Sanchez-Lopez, Jose Luis (SnT, University of Luxembourg), Sampedro, Carlos (University), Cazzato, Dario (Interdisciplinary Centre for Security, Reliability and Trust), Voos, Holger (University of Luxembourg)

Deep Learning Based Semantic Situation Awareness System for Multirotor Aerial Robots Using LIDAR

Scheduled for presentation during the Regular Session "Sensor Fusion I" (ThB3), Thursday, June 13, 2019, 14:30−14:50, Heritage A

2020 International Conference on Unmanned Aircraft Systems (ICUAS), June 11-14, 2019, Athens, Greece

This information is tentative and subject to change. Compiled on April 26, 2024

Abstract

In this work, we present a semantic situation awareness system for multirotor aerial robots, based on 2D LIDAR measurements, targeting the understanding of the environment and assuming to have a precise robot localization as an input of our algorithm.
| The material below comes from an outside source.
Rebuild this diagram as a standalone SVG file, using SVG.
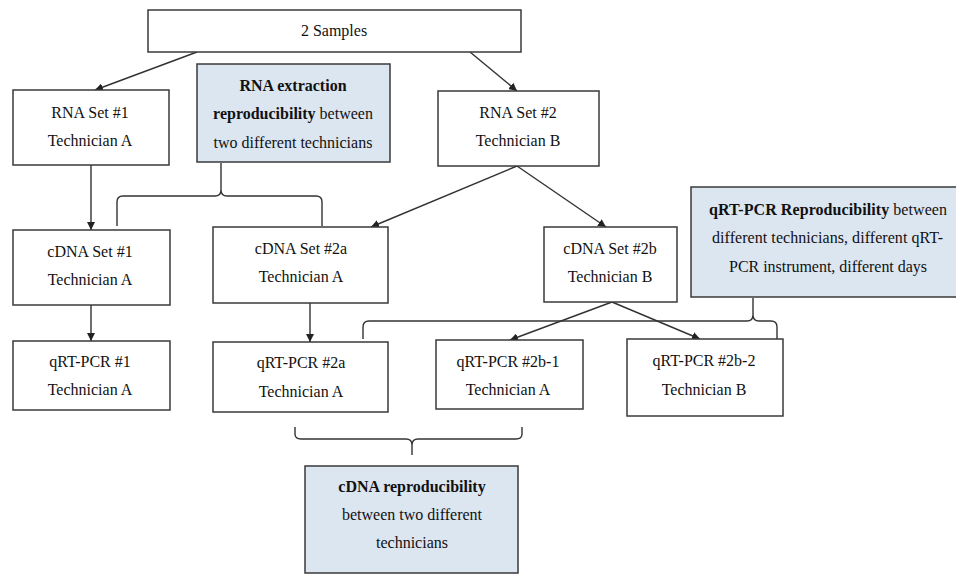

Our proposed situation awareness system calculates a semantic map of the objects of the environment as a list of circles represented by their radius, and the position and the velocity of their center in world coordinates. Our proposed algorithm includes three main parts. First, the LIDAR measurements are preprocessed and an object segmentation clusters the candidate objects present in the environment. Secondly, a Convolutional Neural Network (CNN) that has been designed and trained using an artificially generated dataset, computes the radius and the position of the center of individual circles in sensor coordinates. Finally, an indirect-EKF provides the estimate of the semantic map in world coordinates, including the velocity of the center of the circles in world coordinates.

We have quantitative and qualitative evaluated the performance of our proposed situation awareness system by means of Software-In-The-Loop simulations using VRep with one and multiple static and moving cylindrical objects in the scene, obtaining results that support our proposed algorithm. In addition, we have demonstrated that our proposed algorithm is capable of handling real environments thanks to real lab experiments with non-cylindrical static (i.e. a barrel) and moving (i.e. a person) objects.